The Basics
When you use the Web or send an e-mail message, you use a domain name to do it. For example, the URL "http://www.techarena.in" contains the domain name techarena.in. So does the e-mail address "someone@techarena.in."
Human-readable names like "techarena.in" are easy for people to remember, but they don't do machines any good. All of the machines use names called IP addresses to refer to one another. For example, the machine that humans refer to as "www.techarena.in" has the IP address 207.58.143.178. Every time you use a domain name, you use the Internet's domain name servers (DNS) to translate the human-readable domain name into the machine-readable IP address. During a day of browsing and e-mailing, you might access the domain name servers hundreds of times!

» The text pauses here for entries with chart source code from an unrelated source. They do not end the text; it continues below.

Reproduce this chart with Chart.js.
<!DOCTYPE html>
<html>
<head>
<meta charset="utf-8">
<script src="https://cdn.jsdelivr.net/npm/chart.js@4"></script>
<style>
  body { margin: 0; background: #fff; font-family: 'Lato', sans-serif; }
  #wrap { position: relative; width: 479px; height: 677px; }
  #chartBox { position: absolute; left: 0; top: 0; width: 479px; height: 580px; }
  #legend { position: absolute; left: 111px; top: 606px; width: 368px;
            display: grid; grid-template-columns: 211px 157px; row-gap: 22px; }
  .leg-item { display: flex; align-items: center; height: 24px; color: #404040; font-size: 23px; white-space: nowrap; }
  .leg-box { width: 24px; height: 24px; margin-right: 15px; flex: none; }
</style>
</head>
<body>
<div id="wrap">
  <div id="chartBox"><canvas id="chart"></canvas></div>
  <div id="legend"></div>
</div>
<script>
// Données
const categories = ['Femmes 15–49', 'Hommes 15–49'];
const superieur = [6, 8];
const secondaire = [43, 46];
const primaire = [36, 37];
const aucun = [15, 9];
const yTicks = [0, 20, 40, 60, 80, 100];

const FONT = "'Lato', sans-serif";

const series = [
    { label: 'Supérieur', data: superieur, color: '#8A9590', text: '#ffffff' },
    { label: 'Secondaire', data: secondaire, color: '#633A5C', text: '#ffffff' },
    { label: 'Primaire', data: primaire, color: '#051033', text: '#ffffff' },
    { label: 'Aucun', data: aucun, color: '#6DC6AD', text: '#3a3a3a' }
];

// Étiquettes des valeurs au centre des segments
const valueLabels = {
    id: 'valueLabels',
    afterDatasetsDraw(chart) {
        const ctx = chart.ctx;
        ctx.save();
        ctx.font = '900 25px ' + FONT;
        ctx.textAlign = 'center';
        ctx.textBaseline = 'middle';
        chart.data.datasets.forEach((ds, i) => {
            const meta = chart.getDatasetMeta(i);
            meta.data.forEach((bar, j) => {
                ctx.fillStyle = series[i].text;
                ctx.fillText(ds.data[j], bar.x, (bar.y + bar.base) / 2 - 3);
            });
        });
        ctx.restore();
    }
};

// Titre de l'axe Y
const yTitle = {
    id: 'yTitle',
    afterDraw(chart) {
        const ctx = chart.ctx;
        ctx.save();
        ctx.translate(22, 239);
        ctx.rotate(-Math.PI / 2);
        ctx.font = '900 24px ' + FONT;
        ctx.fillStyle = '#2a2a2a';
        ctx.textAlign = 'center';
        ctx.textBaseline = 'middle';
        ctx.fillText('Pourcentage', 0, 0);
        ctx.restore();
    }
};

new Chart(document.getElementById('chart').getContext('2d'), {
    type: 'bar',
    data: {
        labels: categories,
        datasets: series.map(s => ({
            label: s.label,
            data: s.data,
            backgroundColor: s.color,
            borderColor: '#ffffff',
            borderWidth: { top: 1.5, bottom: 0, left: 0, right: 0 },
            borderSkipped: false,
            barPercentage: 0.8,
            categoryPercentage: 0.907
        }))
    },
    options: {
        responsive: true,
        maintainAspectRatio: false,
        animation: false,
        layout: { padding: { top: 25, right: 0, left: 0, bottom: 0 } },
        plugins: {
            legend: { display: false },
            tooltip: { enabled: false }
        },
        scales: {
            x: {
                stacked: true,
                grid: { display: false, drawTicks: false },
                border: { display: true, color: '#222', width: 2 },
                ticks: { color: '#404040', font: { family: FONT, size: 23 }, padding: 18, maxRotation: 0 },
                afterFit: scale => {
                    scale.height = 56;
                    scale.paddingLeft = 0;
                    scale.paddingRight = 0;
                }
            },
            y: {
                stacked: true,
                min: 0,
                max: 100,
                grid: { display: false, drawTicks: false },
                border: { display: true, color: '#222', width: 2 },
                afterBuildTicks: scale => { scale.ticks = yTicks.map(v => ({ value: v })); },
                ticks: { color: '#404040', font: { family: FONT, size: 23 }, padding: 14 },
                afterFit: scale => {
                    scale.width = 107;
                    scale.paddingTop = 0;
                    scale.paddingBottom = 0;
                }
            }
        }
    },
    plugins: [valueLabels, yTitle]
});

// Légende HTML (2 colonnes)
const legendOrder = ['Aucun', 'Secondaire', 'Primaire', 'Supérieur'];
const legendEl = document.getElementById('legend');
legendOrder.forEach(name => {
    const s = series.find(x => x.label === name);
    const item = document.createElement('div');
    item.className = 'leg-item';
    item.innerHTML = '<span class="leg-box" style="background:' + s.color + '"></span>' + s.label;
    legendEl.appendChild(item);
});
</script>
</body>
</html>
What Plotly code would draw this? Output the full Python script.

Domain name servers translate domain names to IP addresses. That sounds like a simple task, and it would be -- except for five things:
*There are billions of IP addresses currently in use, and most machines have a human-readable name as well.
*There are many billions of DNS requests made every day. A single person can easily make a hundred or more DNS requests a day, and there are hundreds of millions of people and machines using the Internet daily.
*Domain names and IP addresses change daily.
*New domain names get created daily.
*Millions of people do the work to change and add domain names and IP addresses every day.
The DNS system is a database, and no other database on the planet gets this many requests. No other database on the planet has millions of people changing it every day, either. That is what makes the DNS system so unique!